Why does Looney think it’s worth making a film that, essentially, glorifies a striptease, a fight, and $30,000 worth of vandalism aboard a ferryboat more than three decades ago?
“These stories from 1985 to about 1992, this Seattle Northwest hardcore scene, it’s pretty underrepresented,” Looney said. “It actually was a very, very strong scene, and I think the strength of that scene carried through and maybe helped all these kids get into the big grunge scene that happened in the early ’90s.”
“That all stemmed from the same time period,” Looney said.
Looney says that the Seattle ordinance was ultimately changed in 2002 after a serious grassroots and music industry campaign, and it has since become easier to hold all-ages shows in Seattle.

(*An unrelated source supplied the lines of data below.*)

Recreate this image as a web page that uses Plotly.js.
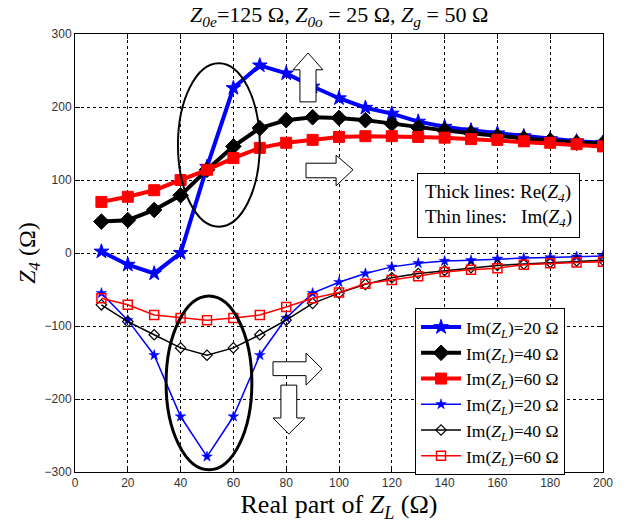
<!DOCTYPE html>
<html><head><meta charset="utf-8">
<script src="https://cdn.plot.ly/plotly-3.0.1.min.js"></script>
<style>body{margin:0;background:#fff}</style>
</head><body><div id="c" style="width:634px;height:527px"></div>
<script>
const xVals = [10,20,30,40,50,60,70,80,90,100,110,120,130,140,150,160,170,180,190,200];
const re20 = [2,-16,-28,0,118,226,257,246,228,212,199,191,180,173,168,164,160,156,153,151];
const re40 = [43,45,59,79,114,146,171,182,186,185,182,177,172,168,164,160,157,154,151,150];
const re60 = [70,77,86,100,114,130,144,151,155,159,160,160,159,158,156,155,153,151,149,146];
const im20 = [-55,-92,-140,-224,-279,-224,-140,-89,-55,-40,-28,-19,-14,-11,-10,-8,-7,-6,-5,-4];
const im40 = [-71,-94,-112,-130,-140,-130,-112,-92,-69,-55,-43,-34,-28,-24,-20,-17,-15,-13,-11,-10];
const im60 = [-62,-71,-85,-89,-92,-89,-85,-74,-62,-54,-42,-37,-32,-26,-23,-21,-16,-14,-13,-12];
const legendNames = ['Im(<i>Z<sub>L</sub></i>)=20 Ω','Im(<i>Z<sub>L</sub></i>)=40 Ω','Im(<i>Z<sub>L</sub></i>)=60 Ω'];

const serif = 'Liberation Serif, Times New Roman, serif';
function tr(y, name, color, width, sym, size, lw){
  return {x:xVals, y:y, name:name, type:'scatter', mode:'lines+markers',
    line:{color:color, width:width},
    marker:{symbol:sym, size:size, color:color, line:{color:color, width:lw}}};
}
const data = [
  tr(re20, legendNames[0], '#0000ff', 4, 'star', 11, 1),
  tr(re40, legendNames[1], '#000000', 4, 'diamond', 12, 1),
  tr(re60, legendNames[2], '#ff0000', 4, 'square', 11, 1),
  tr(im20, legendNames[0], '#0000ff', 1.5, 'star', 8, 0.5),
  tr(im40, legendNames[1], '#000000', 1.5, 'diamond-open', 8, 1.2),
  tr(im60, legendNames[2], '#ff0000', 1.5, 'square-open', 9, 1.5)
];

function arrowPath(pts){ return 'M ' + pts.map(p=>p[0]+','+p[1]).join(' L ') + ' Z'; }
const upArrow = arrowPath([[88.3,274],[93.9,251],[91.3,251],[91.3,207],[85.2,207],[85.2,251],[82.6,251]]);
const rightArrow1 = arrowPath([[105.3,114],[98.9,134],[98.9,123],[87.5,123],[87.5,103],[98.9,103],[98.9,92]]);
const rightArrow2 = arrowPath([[93.6,-159],[87.5,-137],[87.5,-149],[75,-149],[75,-168],[87.5,-168],[87.5,-181]]);
const downArrow = arrowPath([[81,-248],[87.1,-226],[84,-226],[84,-181],[78,-181],[78,-226],[75,-226]]);

const shapes = [
  {type:'circle', xref:'x', yref:'y', x0:39, x1:70, y0:36, y1:260, line:{color:'#000', width:2}},
  {type:'circle', xref:'x', yref:'y', x0:34.5, x1:67, y0:-297, y1:-59, line:{color:'#000', width:3}},
  {type:'path', xref:'x', yref:'y', path:upArrow, fillcolor:'#fff', line:{color:'#000', width:1}},
  {type:'path', xref:'x', yref:'y', path:rightArrow1, fillcolor:'#fff', line:{color:'#000', width:1}},
  {type:'path', xref:'x', yref:'y', path:rightArrow2, fillcolor:'#fff', line:{color:'#000', width:1}},
  {type:'path', xref:'x', yref:'y', path:downArrow, fillcolor:'#fff', line:{color:'#000', width:1}}
];

const axisCommon = {
  showline:true, linecolor:'#000', linewidth:1, mirror:'ticks',
  ticks:'inside', ticklen:5, tickcolor:'#000',
  showgrid:true, gridcolor:'#000', griddash:'3px,3px', gridwidth:1,
  zeroline:false, tickfont:{family:'Liberation Sans, Arial, sans-serif', size:12, color:'#333'}
};

const layout = {
  width:634, height:527,
  margin:{l:75, r:31, t:34, b:55},
  paper_bgcolor:'#fff', plot_bgcolor:'#fff',
  title:{text:'<i>Z</i><sub><i>0e</i></sub>=125 Ω, <i>Z</i><sub><i>0o</i></sub> = 25 Ω, <i>Z</i><sub><i>g</i></sub> = 50 Ω',
    font:{family:serif, size:22, color:'#000'}, x:0.535, xanchor:'center', y:0.972, yanchor:'middle'},
  xaxis:Object.assign({}, axisCommon, {range:[0,200], tick0:0, dtick:20,
    title:{text:'Real part of <i>Z<sub>L</sub></i> (Ω)', font:{family:serif, size:26, color:'#000'}, standoff:2}}),
  yaxis:Object.assign({}, axisCommon, {range:[-300,300], tick0:-300, dtick:100,
    title:{text:'<i>Z<sub>4</sub></i> (Ω)', font:{family:serif, size:24, color:'#000'}, standoff:2}}),
  showlegend:true,
  legend:{x:0.644, y:0.374, xanchor:'left', yanchor:'top', bgcolor:'#fff', bordercolor:'#000', borderwidth:1,
    font:{family:serif, size:17.5, color:'#000'}, tracegroupgap:0, itemwidth:40},
  shapes:shapes,
  annotations:[{xref:'paper', yref:'paper', x:0.648, y:0.682, xanchor:'left', yanchor:'top',
    text:'Thick lines: Re(<i>Z<sub>4</sub></i>)<br>Thin lines:   Im(<i>Z<sub>4</sub></i>)',
    showarrow:false, align:'left', font:{family:serif, size:19, color:'#000'},
    bgcolor:'#fff', bordercolor:'#000', borderwidth:1, borderpad:7}]
};
Plotly.newPlot('c', data, layout, {displayModeBar:false, staticPlot:true});
</script></body></html>
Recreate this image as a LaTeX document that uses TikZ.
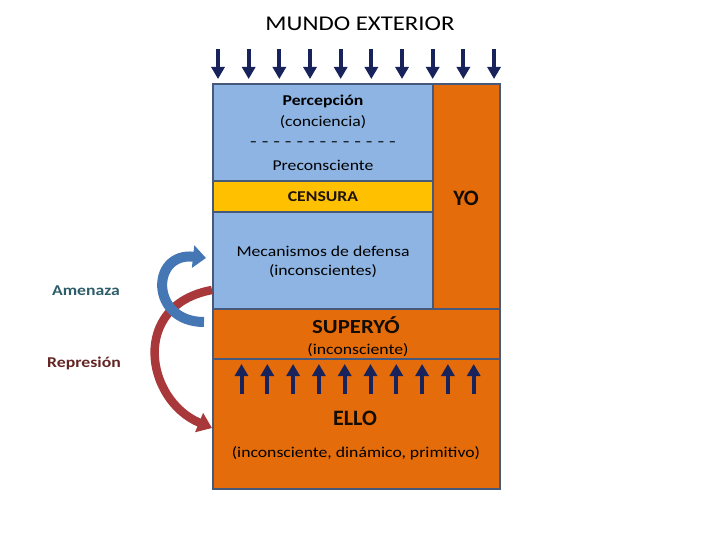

Looking around, in those intervening years since the grunge phenomenon, the city has actually embraced local music as another legitimate sector of the economy, like aerospace or biotech. City-owned Seattle Center is now home to KEXP and its multiple performance spaces, as well as to the all-ages Vera Project, and a division of the mayor’s office is dedicated to helping the music industry succeed.
Meanwhile, musical tastes have moved on past grunge, and punk shows aren’t as frequent around Puget Sound as they were in 1987. But, according to musician and record company guy David Portnow, punk may be making a comeback thanks to the current political climate, and demand for more live shows may follow.
And, Portnow says, another thing that changed around Puget Sound is that a certain public transportation agency let bygones be bygones.
“I found out two nights ago that the kid who [peed] in the plant went on to work for the Washington State Ferries,” Portnow said. “He worked on the Whidbey Island run.”